◆ Exercise requirements
Below is a listing; print exactly its lines from the one containing "Clone this chart in matplotlib." down to the one containing "plt.rcParams['font.family'] = ['Open", both inclusive, with every picture left out.
***** Data for this exercise
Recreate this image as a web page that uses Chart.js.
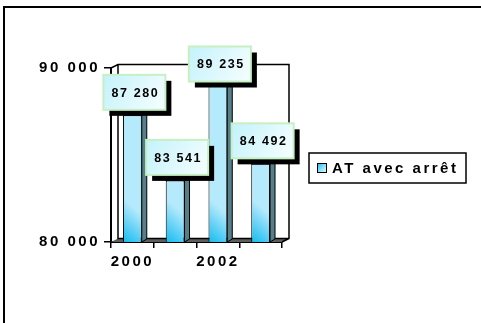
<html>
<head>
<script src="https://cdn.jsdelivr.net/npm/chart.js@4.4.0/dist/chart.umd.min.js"></script>
<style>
    body { margin: 0; background: #fff; }
    #chart { display: block; }
</style>
</head>
<body>
<canvas id="chart" width="481" height="323"></canvas>
<script>
// accidents du travail avec arrêt, par année
var years = ['2000', '2001', '2002', '2003'];
var atAvecArret = [87280, 83541, 89235, 84492];
var seriesLabel = 'AT avec arrêt';
var yTicks = [80000, 90000];

var FONT = '"Liberation Sans", Arial, sans-serif';
var WALL_DX = 7, WALL_DY = 3.5;   // depth of the box behind the plot
var BAR_DX = 5, BAR_DY = 3;       // depth of each bar

function formatNumber(v) {
    return String(v).replace(/\B(?=(\d{3})+(?!\d))/g, ' ');
}

// front face: saturated cyan on the left, lighter to the right
function barGradient(context) {
    var chart = context.chart;
    var area = chart.chartArea;
    if (!area) return '#3cc8f0';
    var x = chart.scales.x.getPixelForValue(context.dataIndex);
    var g = chart.ctx.createLinearGradient(x - 10, area.bottom, x + 12, area.bottom - 25);
    g.addColorStop(0, '#10bcef');
    g.addColorStop(0.45, '#5ccff5');
    g.addColorStop(1, '#b4eafb');
    return g;
}

var threeD = {
    id: 'threeD',
    beforeDraw: function (chart) {
        var ctx = chart.ctx;
        ctx.letterSpacing = '2.5px';
        ctx.save();
        ctx.strokeStyle = '#000';
        ctx.lineWidth = 2;
        ctx.beginPath();
        ctx.moveTo(4, 340);
        ctx.lineTo(4, 7);
        ctx.lineTo(500, 7);
        ctx.stroke();
        ctx.restore();
    },
    beforeDatasetsDraw: function (chart) {
        var a = chart.chartArea, ctx = chart.ctx;
        ctx.save();
        // floor
        ctx.fillStyle = '#5e5e5e';
        ctx.beginPath();
        ctx.moveTo(a.left, a.bottom);
        ctx.lineTo(a.right, a.bottom);
        ctx.lineTo(a.right + WALL_DX, a.bottom - WALL_DY);
        ctx.lineTo(a.left + WALL_DX, a.bottom - WALL_DY);
        ctx.closePath();
        ctx.fill();
        // back walls
        ctx.strokeStyle = '#000';
        ctx.lineWidth = 1.5;
        ctx.beginPath();
        ctx.moveTo(a.left, a.top);
        ctx.lineTo(a.left + WALL_DX, a.top - WALL_DY);
        ctx.lineTo(a.right + WALL_DX, a.top - WALL_DY);
        ctx.lineTo(a.right + WALL_DX, a.bottom - WALL_DY);
        ctx.lineTo(a.right, a.bottom);
        ctx.moveTo(a.left + WALL_DX, a.top - WALL_DY);
        ctx.lineTo(a.left + WALL_DX, a.bottom - WALL_DY);
        ctx.lineTo(a.right + WALL_DX, a.bottom - WALL_DY);
        ctx.stroke();
        ctx.restore();
    },
    afterDatasetsDraw: function (chart) {
        var ctx = chart.ctx, a = chart.chartArea;
        var bars = chart.getDatasetMeta(0).data;
        ctx.save();
        ctx.strokeStyle = '#000';
        ctx.lineWidth = 1;
        bars.forEach(function (bar) {
            var p = bar.getProps(['x', 'y', 'base', 'width'], true);
            var l = p.x - p.width / 2, r = p.x + p.width / 2;
            var base = Math.min(p.base, a.bottom);
            // side face
            ctx.fillStyle = '#557f89';
            ctx.beginPath();
            ctx.moveTo(r, p.y);
            ctx.lineTo(r + BAR_DX, p.y - BAR_DY);
            ctx.lineTo(r + BAR_DX, base - BAR_DY);
            ctx.lineTo(r, base);
            ctx.closePath();
            ctx.fill();
            ctx.stroke();
            // top face
            ctx.fillStyle = '#6a9eac';
            ctx.beginPath();
            ctx.moveTo(l, p.y);
            ctx.lineTo(l + BAR_DX, p.y - BAR_DY);
            ctx.lineTo(r + BAR_DX, p.y - BAR_DY);
            ctx.lineTo(r, p.y);
            ctx.closePath();
            ctx.fill();
            ctx.stroke();
        });

        // value boxes
        var w = 62, h = 35;
        ctx.font = 'bold 12.5px ' + FONT;
        ctx.letterSpacing = '1.6px';
        ctx.textAlign = 'center';
        ctx.textBaseline = 'middle';
        bars.forEach(function (bar, i) {
            var p = bar.getProps(['x', 'y'], true);
            var cx = p.x + 2;
            var cy = Math.max(p.y - 23, a.top - 4);
            var bx = cx - w / 2, by = cy - h / 2;
            ctx.fillStyle = '#000';
            ctx.fillRect(bx + 6, by + 6, w, h);
            var g = ctx.createLinearGradient(bx, by, bx + w, by + h);
            g.addColorStop(0, '#c4f2fb');
            g.addColorStop(1, '#f6feff');
            ctx.fillStyle = g;
            ctx.fillRect(bx, by, w, h);
            ctx.strokeStyle = '#c6f0c4';
            ctx.lineWidth = 2;
            ctx.strokeRect(bx, by, w, h);
            ctx.fillStyle = '#000';
            ctx.fillText(formatNumber(atAvecArret[i]), cx + 1, cy + 1);
        });
        ctx.restore();
    },
    afterDraw: function (chart) {
        var ctx = chart.ctx;
        ctx.save();
        // legend
        ctx.strokeStyle = '#000';
        ctx.lineWidth = 1.5;
        ctx.fillStyle = '#fff';
        ctx.fillRect(309, 153, 157, 30);
        ctx.strokeRect(309, 153, 157, 30);
        var g = ctx.createLinearGradient(317, 163, 326, 172);
        g.addColorStop(0, '#12bcef');
        g.addColorStop(1, '#e6f8fd');
        ctx.fillStyle = g;
        ctx.fillRect(317, 163, 9, 9);
        ctx.lineWidth = 1;
        ctx.strokeRect(317.5, 163.5, 9, 9);
        ctx.fillStyle = '#000';
        ctx.font = 'bold 15px ' + FONT;
        ctx.letterSpacing = '2.5px';
        ctx.textBaseline = 'middle';
        ctx.fillText(chart.data.datasets[0].label, 332, 169);
        ctx.restore();
    }
};

new Chart(document.getElementById('chart'), {
    type: 'bar',
    data: {
        labels: years,
        datasets: [{
            label: seriesLabel,
            data: atAvecArret,
            backgroundColor: barGradient,
            borderColor: '#000',
            borderWidth: 1,
            categoryPercentage: 1,
            barPercentage: 0.44
        }]
    },
    options: {
        responsive: false,
        animation: false,
        layout: { padding: { left: 0, top: 68, right: 199, bottom: 0 } },
        plugins: {
            legend: { display: false },
            tooltip: { enabled: false }
        },
        scales: {
            x: {
                offset: true,
                grid: {
                    offset: true,
                    drawOnChartArea: false,
                    color: '#000',
                    lineWidth: 1.5,
                    tickLength: 6
                },
                border: { color: '#000', width: 2 },
                ticks: {
                    color: '#000',
                    font: { family: FONT, size: 15, weight: 'bold' },
                    padding: 5,
                    maxRotation: 0,
                    autoSkip: false,
                    callback: function (value, index) {
                        return index % 2 === 0 ? this.getLabelForValue(value) : '';
                    }
                },
                afterFit: function (scale) { scale.height = 81; }
            },
            y: {
                min: 80000,
                max: 90000,
                grid: {
                    drawOnChartArea: false,
                    color: '#000',
                    lineWidth: 1.5,
                    tickLength: 7
                },
                border: { color: '#000', width: 2 },
                afterBuildTicks: function (scale) {
                    scale.ticks = yTicks.map(function (v) { return { value: v }; });
                },
                ticks: {
                    color: '#000',
                    font: { family: FONT, size: 15, weight: 'bold' },
                    padding: 4,
                    callback: function (value) { return formatNumber(value); }
                },
                afterFit: function (scale) { scale.width = 111; }
            }
        }
    },
    plugins: [threeD]
});
</script>
</body>
</html>
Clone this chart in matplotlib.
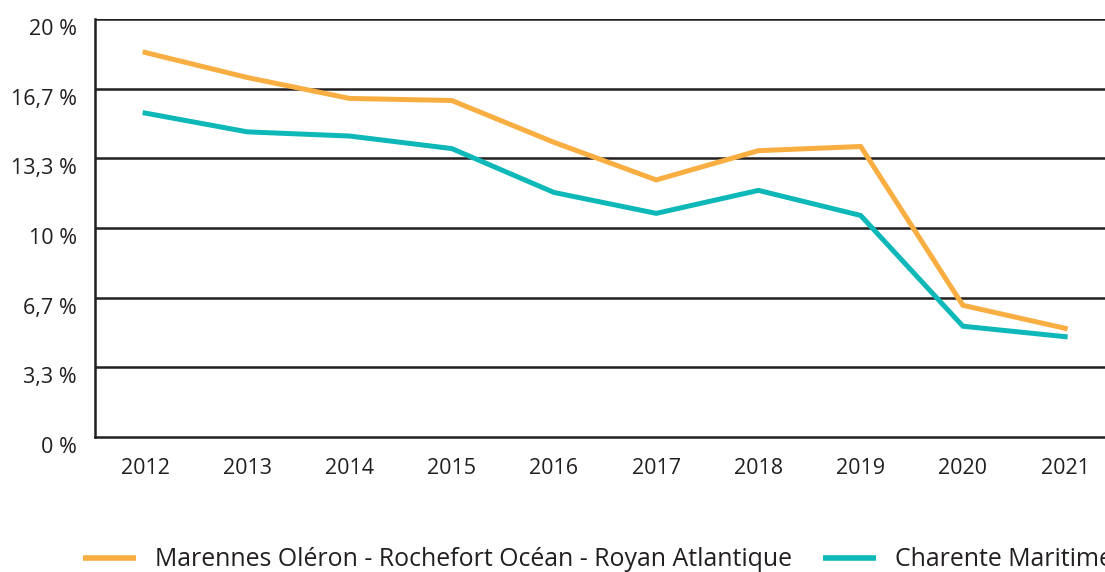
import numpy as np
import matplotlib.pyplot as plt
import matplotlib.transforms as mtransforms
from matplotlib.ticker import FixedLocator

plt.rcParams['font.family'] = ['Open Sans', 'DejaVu Sans']

# part des ... par an, en %
years = [2012, 2013, 2014, 2015, 2016, 2017, 2018, 2019, 2020, 2021]
mor = [18.4, 17.2, 16.2, 16.1, 14.1, 12.3, 13.7, 13.9, 6.3, 5.2]
cm = [15.5, 14.6, 14.4, 13.8, 11.7, 10.7, 11.8, 10.6, 5.3, 4.8]

y_ticks = [0, 10 / 3, 20 / 3, 10, 40 / 3, 50 / 3, 20]
y_labels = ['0 %', '3,3 %', '6,7 %', '10 %', '13,3 %', '16,7 %', '20 %']

label_mor = 'Marennes Oléron - Rochefort Océan - Royan Atlantique'
label_cm = 'Charente Maritime'

ORANGE = '#F9AE42'
TEAL = '#0EB8B8'
INK = '#231F20'

W, H = 1105, 572
fig = plt.figure(figsize=(W / 100, H / 100), dpi=100)
ax = fig.add_axes([95 / W, (H - 437) / H, 1 - 95 / W, (437 - 19) / H])

ax.plot(years, mor, color=ORANGE, lw=3.6, solid_joinstyle='miter', label=label_mor, zorder=3)
ax.plot(years, cm, color=TEAL, lw=3.6, solid_joinstyle='miter', label=label_cm, zorder=3)

ax.set_xlim(2011.51, 2021.39)
ax.set_ylim(0, 20)
ax.set_xticks(years)
ax.set_xticklabels([str(y) for y in years])
ax.yaxis.set_major_locator(FixedLocator(y_ticks))
ax.set_yticklabels(y_labels)

for y in y_ticks[1:]:
    ax.axhline(y, color=INK, lw=1.8, zorder=1)

for side in ['top', 'right']:
    ax.spines[side].set_visible(False)
for side in ['left', 'bottom']:
    ax.spines[side].set_color(INK)
    ax.spines[side].set_linewidth(1.8)

ax.tick_params(axis='both', length=0, labelsize=15.5, colors=INK)
ax.tick_params(axis='y', pad=13)
ax.tick_params(axis='x', pad=15)

# y labels sit a little below their gridline
shift = mtransforms.ScaledTranslation(0, -0.08, fig.dpi_scale_trans)
for lab in ax.get_yticklabels():
    lab.set_transform(lab.get_transform() + shift)

leg = ax.legend(loc='center left', bbox_to_anchor=(83 / W, 1 - 560 / H),
                bbox_transform=fig.transFigure, ncol=2, frameon=False,
                fontsize=17.9, handlelength=2.13, handletextpad=0.76,
                columnspacing=1.25, borderpad=0, borderaxespad=0)
for line in leg.get_lines():
    line.set_linewidth(4)
    line.set_solid_capstyle('butt')
for t in leg.get_texts():
    t.set_color(INK)

fig.savefig('out.png', dpi=100)
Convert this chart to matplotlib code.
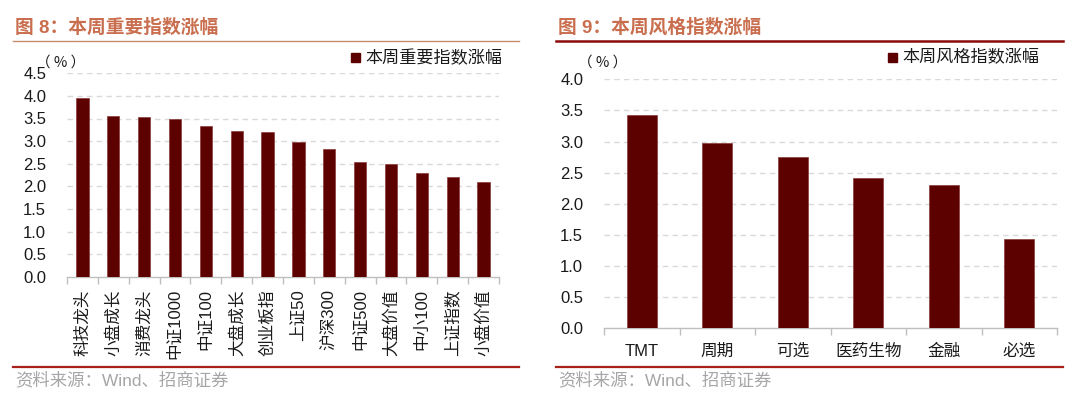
import matplotlib
matplotlib.use("Agg")
import matplotlib.pyplot as plt
from matplotlib.patches import Rectangle
from matplotlib.lines import Line2D

plt.rcParams['font.family'] = ['Liberation Sans', 'Noto Sans CJK SC']
plt.rcParams['axes.unicode_minus'] = False

# 数据
zhishu = ['科技龙头', '小盘成长', '消费龙头', '中证1000', '中证100', '大盘成长', '创业板指',
          '上证50', '沪深300', '中证500', '大盘价值', '中小100', '上证指数', '小盘价值']
zhishu_zf = [3.96, 3.55, 3.54, 3.48, 3.33, 3.22, 3.20, 2.97, 2.82, 2.53, 2.50, 2.29, 2.21, 2.09]

fengge = ['TMT', '周期', '可选', '医药生物', '金融', '必选']
fengge_zf = [3.42, 2.97, 2.76, 2.41, 2.31, 1.43]

W, H = 1080, 397
BAR = '#5C0000'
TITLE_C = '#C96E4E'
GRID_C = '#D9D9D9'
AXIS_C = '#BFBFBF'


def px(x, y):
    # pixelove souradnice (od leveho horniho rohu) -> zlomek figury
    return x / W, 1 - y / H


def panel(fig, rect, kategorie, hodnoty, ymax, rotace, label_pad):
    ax = fig.add_axes(rect)
    x = range(len(kategorie))
    ax.bar(x, hodnoty, width=0.4, color=BAR, edgecolor='#8A3A3A', linewidth=0.5, zorder=3)
    ax.set_xlim(-0.5, len(kategorie) - 0.5)
    ax.set_ylim(0, ymax)
    yt = [i * 0.5 for i in range(int(ymax / 0.5) + 1)]
    ax.set_yticks(yt)
    ax.set_yticklabels([f'{v:.1f}' for v in yt], fontsize=12, color='#1a1a1a')
    for v in yt[1:]:
        ax.axhline(v, color=GRID_C, lw=1, ls=(0, (4, 3)), zorder=1)
    ax.set_xticks(list(x))
    ax.set_xticklabels(kategorie, rotation=rotace, fontsize=12, color='#1a1a1a')
    ax.set_xticks([i - 0.5 for i in range(len(kategorie) + 1)], minor=True)
    ax.tick_params(axis='x', which='major', length=0, pad=label_pad)
    ax.tick_params(axis='x', which='minor', length=5, color=AXIS_C, width=1)
    ax.tick_params(axis='y', length=0, pad=15)
    for s in ['top', 'right', 'left']:
        ax.spines[s].set_visible(False)
    ax.spines['bottom'].set_color(AXIS_C)
    ax.spines['bottom'].set_linewidth(1)
    return ax


def hlavicka(fig, x0, x1, titulek, legenda, leg_x, linka_c, linka_w):
    fx, fy = px(x0 + 2, 28)
    fig.text(fx, fy, titulek, fontsize=13.5, fontweight='bold', color=TITLE_C, va='center', ha='left')
    a, ya = px(x0, 41)
    b, _ = px(x1, 41)
    fig.add_artist(Line2D([a, b], [ya, ya], color=linka_c, lw=linka_w))
    # legenda
    sx, sy = px(leg_x, 62)
    fig.add_artist(Rectangle((sx, sy), 9 / W, 9 / H, color=BAR, transform=fig.transFigure))
    tx, ty = px(leg_x + 14, 57.5)
    fig.text(tx, ty, legenda, fontsize=12.3, color='#1a1a1a', va='center', ha='left')
    # spodni linka + zdroj
    a, yb = px(x0, 367)
    b, _ = px(x1, 367)
    fig.add_artist(Line2D([a, b], [yb, yb], color='#A8201A', lw=1.6))
    zx, zy = px(x0 + 2, 380)
    fig.text(zx, zy, '资料来源：Wind、招商证券', fontsize=12.5, color='#A6A6A6', va='center', ha='left')


fig = plt.figure(figsize=(W / 100, H / 100), dpi=100)

# levy graf
l, b = px(67, 276.7)
ax1 = panel(fig, [l, b, 432 / W, 203.4 / H], zhishu, zhishu_zf, 4.5, 90, 9)
ux, uy = px(61, 63)
fig.text(ux, uy, '（ % ）', fontsize=10.5, color='#1a1a1a', ha='center', va='center',
         family=['Noto Sans CJK SC', 'DejaVu Sans'])
hlavicka(fig, 13, 519, '图 8：本周重要指数涨幅', '本周重要指数涨幅', 351, '#C98A72', 1.0)

# pravy graf
l, b = px(604, 328.4)
ax2 = panel(fig, [l, b, 453 / W, 249.1 / H], fengge, fengge_zf, 4.0, 0, 11)
ux, uy = px(603, 63)
fig.text(ux, uy, '（ % ）', fontsize=10.5, color='#1a1a1a', ha='center', va='center',
         family=['Noto Sans CJK SC', 'DejaVu Sans'])
hlavicka(fig, 556, 1063, '图 9：本周风格指数涨幅', '本周风格指数涨幅', 888, '#8B0A0A', 1.8)

fig.savefig('out.png', dpi=100)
**********
◆ Exercise output
Clone this chart in matplotlib.
import numpy as np
import matplotlib.pyplot as plt
import matplotlib.transforms as mtransforms
from matplotlib.ticker import FixedLocator

plt.rcParams['font.family'] = ['Open Sans', 'DejaVu Sans']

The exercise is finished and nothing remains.